→ **Dataset section**:
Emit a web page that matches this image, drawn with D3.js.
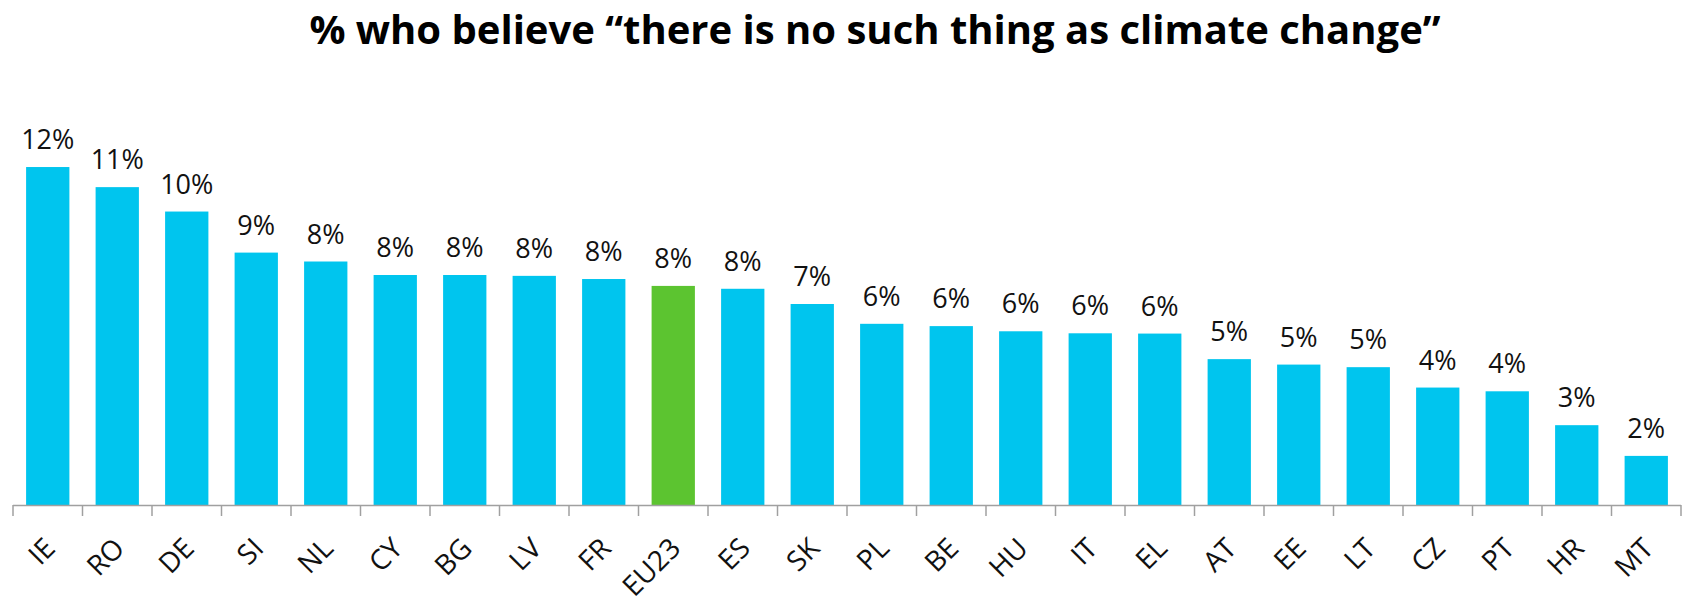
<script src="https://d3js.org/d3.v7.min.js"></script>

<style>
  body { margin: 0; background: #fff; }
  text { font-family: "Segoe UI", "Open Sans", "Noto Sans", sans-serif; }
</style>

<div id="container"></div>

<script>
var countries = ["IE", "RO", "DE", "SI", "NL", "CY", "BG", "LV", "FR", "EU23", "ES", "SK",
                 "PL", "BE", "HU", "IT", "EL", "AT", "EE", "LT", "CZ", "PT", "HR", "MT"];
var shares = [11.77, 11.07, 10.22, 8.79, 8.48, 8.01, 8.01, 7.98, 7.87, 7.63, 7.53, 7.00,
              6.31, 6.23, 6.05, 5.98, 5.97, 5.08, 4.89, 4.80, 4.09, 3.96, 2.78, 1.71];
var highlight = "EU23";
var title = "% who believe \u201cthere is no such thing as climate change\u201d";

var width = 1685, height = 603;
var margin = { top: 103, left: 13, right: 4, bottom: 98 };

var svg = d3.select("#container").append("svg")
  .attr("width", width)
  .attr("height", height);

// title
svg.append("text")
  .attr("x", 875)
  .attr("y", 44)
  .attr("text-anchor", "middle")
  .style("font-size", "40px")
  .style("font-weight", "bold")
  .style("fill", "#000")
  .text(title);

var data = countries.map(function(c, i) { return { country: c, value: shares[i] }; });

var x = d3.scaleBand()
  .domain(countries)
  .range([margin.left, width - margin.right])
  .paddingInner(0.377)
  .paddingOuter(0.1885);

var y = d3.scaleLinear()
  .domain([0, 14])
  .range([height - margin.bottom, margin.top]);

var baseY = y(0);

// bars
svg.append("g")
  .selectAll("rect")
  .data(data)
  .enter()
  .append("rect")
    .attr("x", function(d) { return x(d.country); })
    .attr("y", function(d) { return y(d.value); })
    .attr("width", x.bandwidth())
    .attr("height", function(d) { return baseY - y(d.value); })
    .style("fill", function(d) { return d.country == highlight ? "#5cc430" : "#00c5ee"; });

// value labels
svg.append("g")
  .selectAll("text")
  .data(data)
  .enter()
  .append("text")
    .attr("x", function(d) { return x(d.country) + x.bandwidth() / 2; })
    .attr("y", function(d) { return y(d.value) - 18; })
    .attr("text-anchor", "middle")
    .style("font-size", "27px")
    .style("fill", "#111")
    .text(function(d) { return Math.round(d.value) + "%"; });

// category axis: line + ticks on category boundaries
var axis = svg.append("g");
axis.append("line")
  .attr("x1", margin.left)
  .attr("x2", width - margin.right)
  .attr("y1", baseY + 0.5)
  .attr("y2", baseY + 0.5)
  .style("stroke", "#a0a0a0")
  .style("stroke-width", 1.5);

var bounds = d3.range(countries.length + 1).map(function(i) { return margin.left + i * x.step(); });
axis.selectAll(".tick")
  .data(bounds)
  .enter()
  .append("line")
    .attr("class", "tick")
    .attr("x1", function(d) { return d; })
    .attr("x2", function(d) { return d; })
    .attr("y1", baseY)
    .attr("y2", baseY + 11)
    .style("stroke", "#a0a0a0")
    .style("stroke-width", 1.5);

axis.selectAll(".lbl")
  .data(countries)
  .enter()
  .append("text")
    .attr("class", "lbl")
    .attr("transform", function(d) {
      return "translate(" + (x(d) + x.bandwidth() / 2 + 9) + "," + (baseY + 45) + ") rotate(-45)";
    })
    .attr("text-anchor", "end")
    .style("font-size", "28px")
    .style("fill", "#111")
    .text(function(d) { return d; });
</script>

→ **Exercise brief**: Transcribe the whole listing, character for character, but not its images.

→ **Output of the task**:
Emit a web page that matches this image, drawn with D3.js.
<script src="https://d3js.org/d3.v7.min.js"></script>

<style>
  body { margin: 0; background: #fff; }
  text { font-family: "Segoe UI", "Open Sans", "Noto Sans", sans-serif; }
</style>

<div id="container"></div>

<script>
var countries = ["IE", "RO", "DE", "SI", "NL", "CY", "BG", "LV", "FR", "EU23", "ES", "SK",
                 "PL", "BE", "HU", "IT", "EL", "AT", "EE", "LT", "CZ", "PT", "HR", "MT"];
var shares = [11.77, 11.07, 10.22, 8.79, 8.48, 8.01, 8.01, 7.98, 7.87, 7.63, 7.53, 7.00,
              6.31, 6.23, 6.05, 5.98, 5.97, 5.08, 4.89, 4.80, 4.09, 3.96, 2.78, 1.71];
var highlight = "EU23";
var title = "% who believe \u201cthere is no such thing as climate change\u201d";

var width = 1685, height = 603;
var margin = { top: 103, left: 13, right: 4, bottom: 98 };

var svg = d3.select("#container").append("svg")
  .attr("width", width)
  .attr("height", height);

// title
svg.append("text")
  .attr("x", 875)
  .attr("y", 44)
  .attr("text-anchor", "middle")
  .style("font-size", "40px")
  .style("font-weight", "bold")
  .style("fill", "#000")
  .text(title);

var data = countries.map(function(c, i) { return { country: c, value: shares[i] }; });

var x = d3.scaleBand()
  .domain(countries)
  .range([margin.left, width - margin.right])
  .paddingInner(0.377)
  .paddingOuter(0.1885);

var y = d3.scaleLinear()
  .domain([0, 14])
  .range([height - margin.bottom, margin.top]);

var baseY = y(0);

// bars
svg.append("g")
  .selectAll("rect")
  .data(data)
  .enter()
  .append("rect")
    .attr("x", function(d) { return x(d.country); })
    .attr("y", function(d) { return y(d.value); })
    .attr("width", x.bandwidth())
    .attr("height", function(d) { return baseY - y(d.value); })
    .style("fill", function(d) { return d.country == highlight ? "#5cc430" : "#00c5ee"; });

// value labels
svg.append("g")
  .selectAll("text")
  .data(data)
  .enter()
  .append("text")
    .attr("x", function(d) { return x(d.country) + x.bandwidth() / 2; })
    .attr("y", function(d) { return y(d.value) - 18; })
    .attr("text-anchor", "middle")
    .style("font-size", "27px")
    .style("fill", "#111")
    .text(function(d) { return Math.round(d.value) + "%"; });

// category axis: line + ticks on category boundaries
var axis = svg.append("g");
axis.append("line")
  .attr("x1", margin.left)
  .attr("x2", width - margin.right)
  .attr("y1", baseY + 0.5)
  .attr("y2", baseY + 0.5)
  .style("stroke", "#a0a0a0")
  .style("stroke-width", 1.5);

var bounds = d3.range(countries.length + 1).map(function(i) { return margin.left + i * x.step(); });
axis.selectAll(".tick")
  .data(bounds)
  .enter()
  .append("line")
    .attr("class", "tick")
    .attr("x1", function(d) { return d; })
    .attr("x2", function(d) { return d; })
    .attr("y1", baseY)
    .attr("y2", baseY + 11)
    .style("stroke", "#a0a0a0")
    .style("stroke-width", 1.5);

axis.selectAll(".lbl")
  .data(countries)
  .enter()
  .append("text")
    .attr("class", "lbl")
    .attr("transform", function(d) {
      return "translate(" + (x(d) + x.bandwidth() / 2 + 9) + "," + (baseY + 45) + ") rotate(-45)";
    })
    .attr("text-anchor", "end")
    .style("font-size", "28px")
    .style("fill", "#111")
    .text(function(d) { return d; });
</script>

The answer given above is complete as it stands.